SAP, meanwhile, gains the logo and functions of a buzzy enterprise startup to offer its own customers to keep them from straying to younger and smaller competition. Most importantly for SAP, it gives companies a reason to try and use the cloud version of HANA. Originally an on-premise solution, HANA's now being pitched as the engine you can use to scan your data coming from another product like SAP's human resources unit SuccessFactors through Birst.

In an interview, executives from both companies said the partnership is also an alignment betting on a particular type of analytics going forward.

"The line of thinking of visualizing data from a vertical, which I believe will be announced next week at Dreamforce, will go the way of the dinosaur," says Steve Lucas, president of platform solutions at SAP. "Even though SAP is an analytics company and Birst is, too, there's a common belief we share that there's a fundamental shift in the market to multi-data analytics."

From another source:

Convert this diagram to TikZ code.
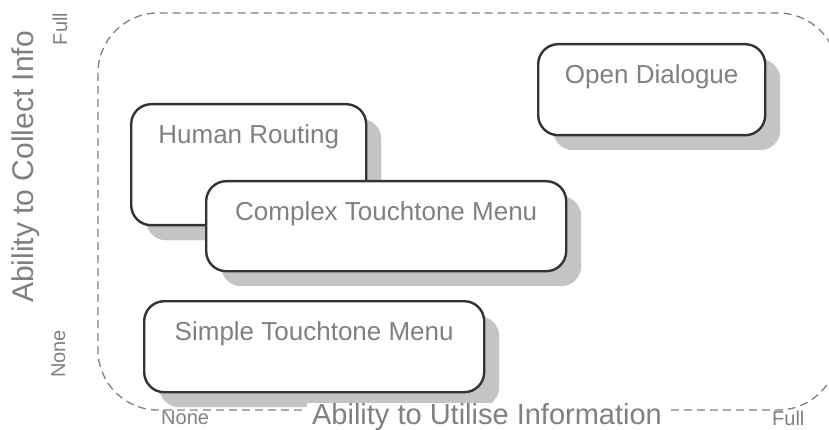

Birst tries to position itself as a more robust data cruncher than Tableau, which has gotten so much traction at least in part because of its ability to quickly create eye-catching visualizations from a set of data. (And which Forbes used to that effect for this summer's World Cup.) To make that claim, Birst argues that it can pull in data from more places and in a more raw, unfiltered format. "We view the world as one where there needs to be user-ready data, and then there needs to be enterprise data, and the cloud is the place to create a tier for both," says Birst chairman and chief product officer Brad Peters, the cofounder who recently stepped down as CEO. Birst went on a "quest" to find the best data infrastructure company for the task, and settled on HANA, Peters says.

Both companies expect their competitors to continue to focus on more specific, "structured" approaches to processing and modeling their data. Some of that smacks of marketing. But SAP argues that increasingly, companies will expect to find answers from groups of data they didn't even realize could be related. "Now you don't have to put the data in a box, or put a burden on your IT," says Lucas.

And if the timing, right before Dreamforce, seems like a bit of a spotlight-grabber? Well, that's a tactic that Salesforce knows well itself.